* **GIVEN RECORDS**
================

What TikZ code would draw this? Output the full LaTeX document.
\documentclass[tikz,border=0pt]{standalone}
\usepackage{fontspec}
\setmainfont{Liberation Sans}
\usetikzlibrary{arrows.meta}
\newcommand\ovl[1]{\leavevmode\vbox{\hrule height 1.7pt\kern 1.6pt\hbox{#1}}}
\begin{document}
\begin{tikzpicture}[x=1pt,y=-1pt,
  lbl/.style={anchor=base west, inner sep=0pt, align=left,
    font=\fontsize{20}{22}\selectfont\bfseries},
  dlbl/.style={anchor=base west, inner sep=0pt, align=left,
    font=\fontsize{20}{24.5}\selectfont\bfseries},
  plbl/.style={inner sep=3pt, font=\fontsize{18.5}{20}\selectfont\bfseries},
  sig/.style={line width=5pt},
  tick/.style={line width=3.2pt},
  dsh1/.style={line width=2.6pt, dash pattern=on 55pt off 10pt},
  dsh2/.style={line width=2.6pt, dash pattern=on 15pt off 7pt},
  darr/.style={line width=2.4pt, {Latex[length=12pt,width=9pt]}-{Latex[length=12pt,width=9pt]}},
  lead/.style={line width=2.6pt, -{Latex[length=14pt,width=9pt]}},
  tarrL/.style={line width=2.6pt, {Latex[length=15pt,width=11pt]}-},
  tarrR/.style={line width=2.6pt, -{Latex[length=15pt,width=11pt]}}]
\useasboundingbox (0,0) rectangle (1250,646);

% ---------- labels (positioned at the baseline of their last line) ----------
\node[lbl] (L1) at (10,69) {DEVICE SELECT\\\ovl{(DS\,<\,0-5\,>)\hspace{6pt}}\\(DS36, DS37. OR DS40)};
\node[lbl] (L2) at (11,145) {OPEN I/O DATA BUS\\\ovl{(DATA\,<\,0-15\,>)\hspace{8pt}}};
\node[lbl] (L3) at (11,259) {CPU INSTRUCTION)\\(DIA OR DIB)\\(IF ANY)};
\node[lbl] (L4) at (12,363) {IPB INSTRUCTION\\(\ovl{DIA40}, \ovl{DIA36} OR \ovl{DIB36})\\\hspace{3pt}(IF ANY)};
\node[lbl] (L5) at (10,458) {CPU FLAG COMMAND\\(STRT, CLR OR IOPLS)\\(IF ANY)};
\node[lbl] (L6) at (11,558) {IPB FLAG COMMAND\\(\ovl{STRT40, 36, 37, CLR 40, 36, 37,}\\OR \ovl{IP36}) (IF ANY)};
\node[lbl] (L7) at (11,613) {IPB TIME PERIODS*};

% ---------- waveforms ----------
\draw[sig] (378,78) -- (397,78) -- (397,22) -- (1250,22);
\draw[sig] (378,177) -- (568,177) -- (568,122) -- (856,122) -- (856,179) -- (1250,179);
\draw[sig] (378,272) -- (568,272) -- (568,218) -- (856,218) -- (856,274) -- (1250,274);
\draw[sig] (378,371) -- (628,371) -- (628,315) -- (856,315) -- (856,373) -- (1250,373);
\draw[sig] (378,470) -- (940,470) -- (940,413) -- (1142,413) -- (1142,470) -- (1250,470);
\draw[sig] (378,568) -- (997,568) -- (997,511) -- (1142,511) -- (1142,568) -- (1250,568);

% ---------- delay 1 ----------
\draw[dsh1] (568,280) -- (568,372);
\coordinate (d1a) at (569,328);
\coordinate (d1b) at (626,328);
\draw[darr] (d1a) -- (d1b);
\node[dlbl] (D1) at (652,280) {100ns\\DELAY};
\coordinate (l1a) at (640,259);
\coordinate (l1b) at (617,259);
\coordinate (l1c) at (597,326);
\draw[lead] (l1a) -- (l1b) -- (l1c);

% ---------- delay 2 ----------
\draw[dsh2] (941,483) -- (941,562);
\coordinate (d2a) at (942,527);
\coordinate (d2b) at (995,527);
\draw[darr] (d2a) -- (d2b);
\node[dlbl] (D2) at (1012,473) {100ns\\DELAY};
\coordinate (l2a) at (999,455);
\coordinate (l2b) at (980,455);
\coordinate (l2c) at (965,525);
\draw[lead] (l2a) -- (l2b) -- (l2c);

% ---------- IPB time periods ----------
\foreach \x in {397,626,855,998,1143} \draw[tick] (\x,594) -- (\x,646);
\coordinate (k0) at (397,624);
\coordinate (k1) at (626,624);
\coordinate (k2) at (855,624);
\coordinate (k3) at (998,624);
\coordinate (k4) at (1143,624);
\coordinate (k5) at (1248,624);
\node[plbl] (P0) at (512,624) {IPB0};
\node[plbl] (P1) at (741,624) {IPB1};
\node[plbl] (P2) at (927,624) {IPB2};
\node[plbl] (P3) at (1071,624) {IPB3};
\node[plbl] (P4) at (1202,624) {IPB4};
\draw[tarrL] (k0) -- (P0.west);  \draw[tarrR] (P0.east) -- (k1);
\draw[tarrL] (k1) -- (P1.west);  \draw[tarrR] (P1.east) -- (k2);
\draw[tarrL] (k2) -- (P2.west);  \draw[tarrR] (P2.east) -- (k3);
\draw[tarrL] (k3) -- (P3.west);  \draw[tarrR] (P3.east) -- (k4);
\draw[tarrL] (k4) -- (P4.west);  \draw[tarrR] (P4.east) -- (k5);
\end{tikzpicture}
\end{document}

================

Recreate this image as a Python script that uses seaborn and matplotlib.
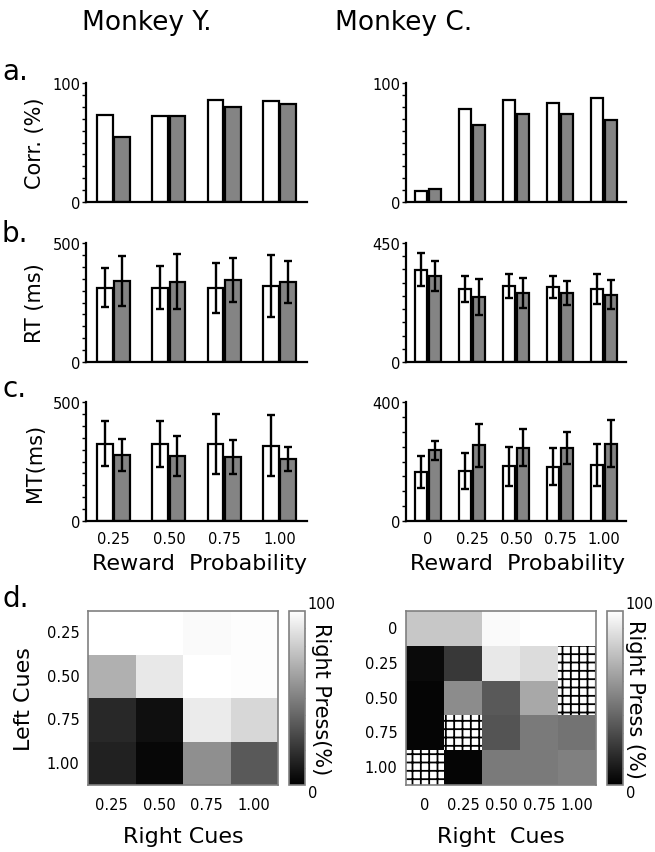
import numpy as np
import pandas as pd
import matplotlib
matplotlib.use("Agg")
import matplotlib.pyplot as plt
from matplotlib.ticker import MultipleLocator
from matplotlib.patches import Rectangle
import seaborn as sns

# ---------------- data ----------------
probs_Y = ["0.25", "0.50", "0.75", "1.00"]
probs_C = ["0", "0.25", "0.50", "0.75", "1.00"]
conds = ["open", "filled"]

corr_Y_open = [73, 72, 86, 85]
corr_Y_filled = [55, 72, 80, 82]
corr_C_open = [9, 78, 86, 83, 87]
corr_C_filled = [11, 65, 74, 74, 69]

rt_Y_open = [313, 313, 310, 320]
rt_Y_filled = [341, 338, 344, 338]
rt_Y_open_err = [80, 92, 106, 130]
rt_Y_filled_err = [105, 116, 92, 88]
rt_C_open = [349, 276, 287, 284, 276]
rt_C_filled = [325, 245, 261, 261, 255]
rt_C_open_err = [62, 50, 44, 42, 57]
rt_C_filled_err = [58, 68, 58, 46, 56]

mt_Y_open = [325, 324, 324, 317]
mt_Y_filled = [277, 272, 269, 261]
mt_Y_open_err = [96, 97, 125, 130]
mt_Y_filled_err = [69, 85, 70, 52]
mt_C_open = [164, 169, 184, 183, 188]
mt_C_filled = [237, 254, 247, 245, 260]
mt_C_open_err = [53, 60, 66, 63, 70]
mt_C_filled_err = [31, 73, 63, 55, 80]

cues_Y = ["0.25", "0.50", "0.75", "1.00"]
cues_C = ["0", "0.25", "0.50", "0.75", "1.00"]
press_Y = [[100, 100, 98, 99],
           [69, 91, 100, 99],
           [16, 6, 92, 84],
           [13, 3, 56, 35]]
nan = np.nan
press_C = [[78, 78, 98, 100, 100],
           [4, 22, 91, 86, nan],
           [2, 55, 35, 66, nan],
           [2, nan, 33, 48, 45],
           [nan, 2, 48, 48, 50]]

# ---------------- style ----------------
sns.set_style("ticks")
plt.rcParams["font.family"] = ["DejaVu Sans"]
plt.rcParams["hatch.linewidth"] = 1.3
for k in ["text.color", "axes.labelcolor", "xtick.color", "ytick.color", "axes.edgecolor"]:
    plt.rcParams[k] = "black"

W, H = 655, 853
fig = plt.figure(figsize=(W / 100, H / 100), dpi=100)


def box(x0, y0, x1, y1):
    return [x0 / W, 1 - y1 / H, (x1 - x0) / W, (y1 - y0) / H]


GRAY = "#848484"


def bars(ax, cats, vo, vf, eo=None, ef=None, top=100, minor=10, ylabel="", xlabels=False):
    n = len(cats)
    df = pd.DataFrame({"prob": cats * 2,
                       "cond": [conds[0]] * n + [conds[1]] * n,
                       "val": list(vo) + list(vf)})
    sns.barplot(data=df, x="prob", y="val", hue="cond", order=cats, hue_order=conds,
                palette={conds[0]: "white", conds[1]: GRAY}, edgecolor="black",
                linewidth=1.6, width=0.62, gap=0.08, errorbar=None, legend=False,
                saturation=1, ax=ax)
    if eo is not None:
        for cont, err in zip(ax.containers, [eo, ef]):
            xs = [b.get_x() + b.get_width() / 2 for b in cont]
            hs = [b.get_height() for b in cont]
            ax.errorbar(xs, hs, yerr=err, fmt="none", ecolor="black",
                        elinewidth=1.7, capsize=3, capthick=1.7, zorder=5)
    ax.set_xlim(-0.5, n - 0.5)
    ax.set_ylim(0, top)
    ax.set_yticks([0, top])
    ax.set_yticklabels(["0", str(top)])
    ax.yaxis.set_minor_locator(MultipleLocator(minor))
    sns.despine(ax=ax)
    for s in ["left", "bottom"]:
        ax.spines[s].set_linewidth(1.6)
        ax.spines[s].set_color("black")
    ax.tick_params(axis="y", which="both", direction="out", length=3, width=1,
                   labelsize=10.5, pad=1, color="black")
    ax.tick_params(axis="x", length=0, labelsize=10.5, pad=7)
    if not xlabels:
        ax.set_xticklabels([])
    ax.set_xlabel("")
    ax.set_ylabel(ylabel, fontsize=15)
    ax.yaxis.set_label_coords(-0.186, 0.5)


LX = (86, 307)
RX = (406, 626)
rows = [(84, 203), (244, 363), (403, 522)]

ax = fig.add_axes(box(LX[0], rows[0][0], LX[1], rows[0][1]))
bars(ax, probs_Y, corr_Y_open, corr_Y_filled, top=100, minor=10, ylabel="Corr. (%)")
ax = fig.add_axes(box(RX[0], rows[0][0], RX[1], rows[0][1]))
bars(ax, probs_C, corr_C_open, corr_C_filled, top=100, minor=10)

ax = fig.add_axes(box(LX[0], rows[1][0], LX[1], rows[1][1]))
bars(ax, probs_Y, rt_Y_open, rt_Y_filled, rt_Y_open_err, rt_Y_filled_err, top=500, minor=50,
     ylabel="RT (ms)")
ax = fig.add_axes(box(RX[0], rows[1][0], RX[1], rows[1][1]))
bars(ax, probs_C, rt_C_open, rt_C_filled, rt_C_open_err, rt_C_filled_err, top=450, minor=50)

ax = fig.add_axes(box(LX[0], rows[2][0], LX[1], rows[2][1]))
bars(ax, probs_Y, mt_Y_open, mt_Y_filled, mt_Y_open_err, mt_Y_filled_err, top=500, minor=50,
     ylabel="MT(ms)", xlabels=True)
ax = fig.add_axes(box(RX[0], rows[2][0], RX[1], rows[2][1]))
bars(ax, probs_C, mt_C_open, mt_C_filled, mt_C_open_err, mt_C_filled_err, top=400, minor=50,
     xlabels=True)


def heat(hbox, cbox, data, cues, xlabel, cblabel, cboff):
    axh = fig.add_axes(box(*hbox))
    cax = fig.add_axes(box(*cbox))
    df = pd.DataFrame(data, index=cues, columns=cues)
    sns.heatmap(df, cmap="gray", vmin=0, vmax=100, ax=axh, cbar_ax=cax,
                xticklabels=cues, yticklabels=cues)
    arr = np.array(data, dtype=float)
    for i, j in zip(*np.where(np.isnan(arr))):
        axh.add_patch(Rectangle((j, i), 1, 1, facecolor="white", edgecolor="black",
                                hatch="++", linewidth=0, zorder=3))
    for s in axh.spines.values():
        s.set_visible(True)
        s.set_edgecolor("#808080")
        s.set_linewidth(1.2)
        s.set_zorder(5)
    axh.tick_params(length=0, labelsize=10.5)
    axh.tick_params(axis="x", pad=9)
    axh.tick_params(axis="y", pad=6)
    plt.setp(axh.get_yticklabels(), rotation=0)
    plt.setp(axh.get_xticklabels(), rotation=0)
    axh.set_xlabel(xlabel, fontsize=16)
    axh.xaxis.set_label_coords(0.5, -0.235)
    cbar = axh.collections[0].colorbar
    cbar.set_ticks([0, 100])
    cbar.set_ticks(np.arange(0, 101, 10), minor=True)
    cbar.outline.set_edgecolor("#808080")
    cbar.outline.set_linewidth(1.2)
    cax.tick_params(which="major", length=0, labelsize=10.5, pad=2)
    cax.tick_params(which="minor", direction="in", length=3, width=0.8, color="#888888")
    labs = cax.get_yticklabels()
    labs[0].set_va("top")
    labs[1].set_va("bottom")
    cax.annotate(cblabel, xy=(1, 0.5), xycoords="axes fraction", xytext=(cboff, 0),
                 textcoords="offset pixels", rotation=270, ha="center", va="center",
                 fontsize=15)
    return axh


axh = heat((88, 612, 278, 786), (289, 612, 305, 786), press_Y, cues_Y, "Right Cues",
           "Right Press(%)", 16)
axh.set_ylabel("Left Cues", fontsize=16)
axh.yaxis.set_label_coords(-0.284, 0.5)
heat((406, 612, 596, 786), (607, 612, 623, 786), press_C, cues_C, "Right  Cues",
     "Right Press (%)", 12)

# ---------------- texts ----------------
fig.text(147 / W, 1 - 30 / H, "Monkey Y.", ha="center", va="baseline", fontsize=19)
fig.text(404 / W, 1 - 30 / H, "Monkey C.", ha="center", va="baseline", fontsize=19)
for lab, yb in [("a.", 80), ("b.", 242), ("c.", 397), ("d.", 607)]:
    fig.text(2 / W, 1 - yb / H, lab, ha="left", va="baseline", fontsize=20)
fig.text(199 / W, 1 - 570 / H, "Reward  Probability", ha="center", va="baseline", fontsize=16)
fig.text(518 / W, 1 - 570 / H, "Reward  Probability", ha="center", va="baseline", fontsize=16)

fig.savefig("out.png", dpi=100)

================

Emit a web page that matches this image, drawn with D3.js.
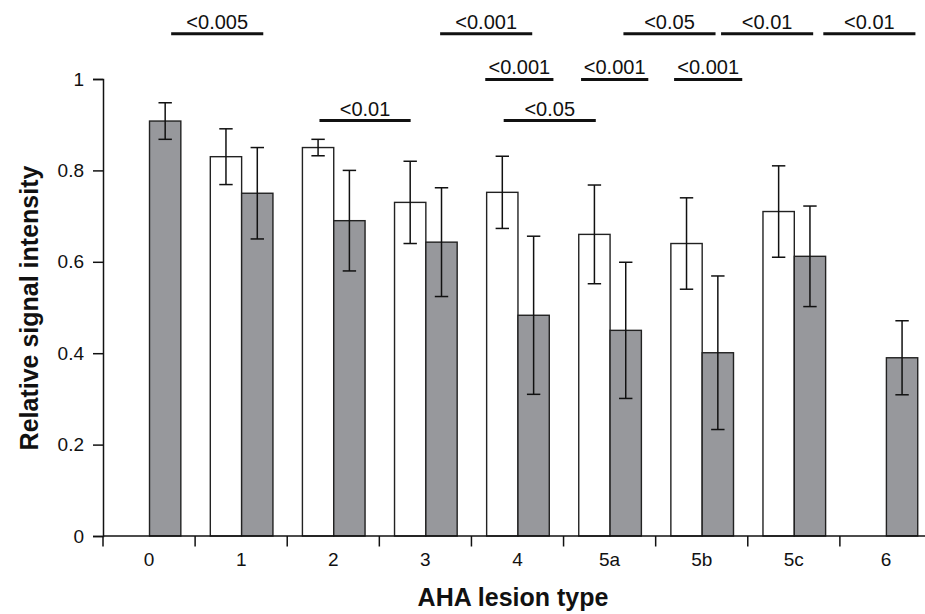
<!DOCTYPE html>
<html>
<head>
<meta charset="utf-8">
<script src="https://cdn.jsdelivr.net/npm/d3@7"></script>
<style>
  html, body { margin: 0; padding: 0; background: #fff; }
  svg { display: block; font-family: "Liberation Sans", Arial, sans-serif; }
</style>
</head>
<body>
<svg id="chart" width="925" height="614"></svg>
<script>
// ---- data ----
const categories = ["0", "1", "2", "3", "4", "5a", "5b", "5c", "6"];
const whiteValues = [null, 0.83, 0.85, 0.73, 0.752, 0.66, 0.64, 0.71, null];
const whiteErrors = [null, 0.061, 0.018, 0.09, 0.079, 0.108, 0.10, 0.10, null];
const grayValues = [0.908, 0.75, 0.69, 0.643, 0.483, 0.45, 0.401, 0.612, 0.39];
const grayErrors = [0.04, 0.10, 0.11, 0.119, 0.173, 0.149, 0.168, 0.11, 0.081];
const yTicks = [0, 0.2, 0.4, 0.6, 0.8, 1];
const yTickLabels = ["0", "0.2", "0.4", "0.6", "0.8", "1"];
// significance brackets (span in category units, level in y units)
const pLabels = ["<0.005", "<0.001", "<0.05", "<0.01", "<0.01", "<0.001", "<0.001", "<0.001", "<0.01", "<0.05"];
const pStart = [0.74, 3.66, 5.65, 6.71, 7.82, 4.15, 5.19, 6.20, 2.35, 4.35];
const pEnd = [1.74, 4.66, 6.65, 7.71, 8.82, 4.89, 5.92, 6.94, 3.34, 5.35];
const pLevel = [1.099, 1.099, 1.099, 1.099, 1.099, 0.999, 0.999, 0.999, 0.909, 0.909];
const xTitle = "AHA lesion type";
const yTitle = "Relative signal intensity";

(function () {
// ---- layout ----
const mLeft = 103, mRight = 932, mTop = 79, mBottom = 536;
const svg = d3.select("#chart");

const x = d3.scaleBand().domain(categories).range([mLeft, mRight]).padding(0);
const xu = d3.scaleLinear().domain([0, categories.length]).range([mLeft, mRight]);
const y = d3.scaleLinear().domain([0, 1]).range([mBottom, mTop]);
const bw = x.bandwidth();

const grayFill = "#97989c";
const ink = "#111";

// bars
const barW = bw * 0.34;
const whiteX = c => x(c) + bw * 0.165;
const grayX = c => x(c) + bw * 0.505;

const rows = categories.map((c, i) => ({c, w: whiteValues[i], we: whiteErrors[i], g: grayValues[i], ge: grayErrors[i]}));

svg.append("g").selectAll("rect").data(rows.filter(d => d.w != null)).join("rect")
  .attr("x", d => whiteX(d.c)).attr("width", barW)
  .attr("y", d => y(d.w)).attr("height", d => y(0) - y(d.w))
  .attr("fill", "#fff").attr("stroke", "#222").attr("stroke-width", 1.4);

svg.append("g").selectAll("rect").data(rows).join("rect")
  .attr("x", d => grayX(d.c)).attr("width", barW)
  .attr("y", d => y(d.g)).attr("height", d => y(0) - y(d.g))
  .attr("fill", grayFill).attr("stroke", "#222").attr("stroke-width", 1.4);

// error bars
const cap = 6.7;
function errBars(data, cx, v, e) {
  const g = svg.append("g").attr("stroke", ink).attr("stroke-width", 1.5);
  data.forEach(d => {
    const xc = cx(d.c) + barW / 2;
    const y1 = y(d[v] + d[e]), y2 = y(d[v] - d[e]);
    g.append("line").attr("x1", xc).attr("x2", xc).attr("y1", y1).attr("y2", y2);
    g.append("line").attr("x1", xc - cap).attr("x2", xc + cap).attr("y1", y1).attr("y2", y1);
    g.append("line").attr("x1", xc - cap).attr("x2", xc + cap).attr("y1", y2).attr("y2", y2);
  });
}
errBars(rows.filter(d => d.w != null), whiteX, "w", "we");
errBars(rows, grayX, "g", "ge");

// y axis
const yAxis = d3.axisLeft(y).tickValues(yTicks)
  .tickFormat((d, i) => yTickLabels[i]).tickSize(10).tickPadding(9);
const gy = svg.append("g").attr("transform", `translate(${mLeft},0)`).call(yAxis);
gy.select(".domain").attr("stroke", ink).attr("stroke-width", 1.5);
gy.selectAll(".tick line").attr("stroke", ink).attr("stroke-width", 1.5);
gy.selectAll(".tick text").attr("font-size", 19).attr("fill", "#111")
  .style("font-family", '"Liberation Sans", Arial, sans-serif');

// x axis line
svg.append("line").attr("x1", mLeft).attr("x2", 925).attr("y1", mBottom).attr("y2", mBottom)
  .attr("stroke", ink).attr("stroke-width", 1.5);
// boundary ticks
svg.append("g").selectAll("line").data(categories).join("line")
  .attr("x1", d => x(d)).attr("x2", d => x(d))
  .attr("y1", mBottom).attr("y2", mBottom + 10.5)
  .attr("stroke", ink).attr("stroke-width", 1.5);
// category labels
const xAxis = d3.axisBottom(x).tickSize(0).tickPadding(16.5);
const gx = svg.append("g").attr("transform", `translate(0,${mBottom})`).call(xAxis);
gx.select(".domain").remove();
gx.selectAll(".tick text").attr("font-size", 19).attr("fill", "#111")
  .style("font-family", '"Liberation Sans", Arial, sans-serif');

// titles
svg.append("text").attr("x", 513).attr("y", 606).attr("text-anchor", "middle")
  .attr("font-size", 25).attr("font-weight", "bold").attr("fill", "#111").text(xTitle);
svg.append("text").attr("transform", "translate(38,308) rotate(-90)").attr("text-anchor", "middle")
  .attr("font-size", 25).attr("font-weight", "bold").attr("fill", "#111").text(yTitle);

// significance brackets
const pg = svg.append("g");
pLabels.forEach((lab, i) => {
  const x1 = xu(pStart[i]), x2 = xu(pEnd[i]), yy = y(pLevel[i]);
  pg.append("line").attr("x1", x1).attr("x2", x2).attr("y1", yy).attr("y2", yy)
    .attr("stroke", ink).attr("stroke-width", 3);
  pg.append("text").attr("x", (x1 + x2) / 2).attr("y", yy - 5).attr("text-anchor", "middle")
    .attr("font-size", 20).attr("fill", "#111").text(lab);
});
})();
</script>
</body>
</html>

================

* **WHAT THE TASK REQUIRES**
Print only the run of lines that begins with the line containing "What TikZ code" and ends with the line containing "(0,0) rectangle (1250,646);", both included, exactly as they read.

* **OUTPUT**
What TikZ code would draw this? Output the full LaTeX document.
\documentclass[tikz,border=0pt]{standalone}
\usepackage{fontspec}
\setmainfont{Liberation Sans}
\usetikzlibrary{arrows.meta}
\newcommand\ovl[1]{\leavevmode\vbox{\hrule height 1.7pt\kern 1.6pt\hbox{#1}}}
\begin{document}
\begin{tikzpicture}[x=1pt,y=-1pt,
  lbl/.style={anchor=base west, inner sep=0pt, align=left,
    font=\fontsize{20}{22}\selectfont\bfseries},
  dlbl/.style={anchor=base west, inner sep=0pt, align=left,
    font=\fontsize{20}{24.5}\selectfont\bfseries},
  plbl/.style={inner sep=3pt, font=\fontsize{18.5}{20}\selectfont\bfseries},
  sig/.style={line width=5pt},
  tick/.style={line width=3.2pt},
  dsh1/.style={line width=2.6pt, dash pattern=on 55pt off 10pt},
  dsh2/.style={line width=2.6pt, dash pattern=on 15pt off 7pt},
  darr/.style={line width=2.4pt, {Latex[length=12pt,width=9pt]}-{Latex[length=12pt,width=9pt]}},
  lead/.style={line width=2.6pt, -{Latex[length=14pt,width=9pt]}},
  tarrL/.style={line width=2.6pt, {Latex[length=15pt,width=11pt]}-},
  tarrR/.style={line width=2.6pt, -{Latex[length=15pt,width=11pt]}}]
\useasboundingbox (0,0) rectangle (1250,646);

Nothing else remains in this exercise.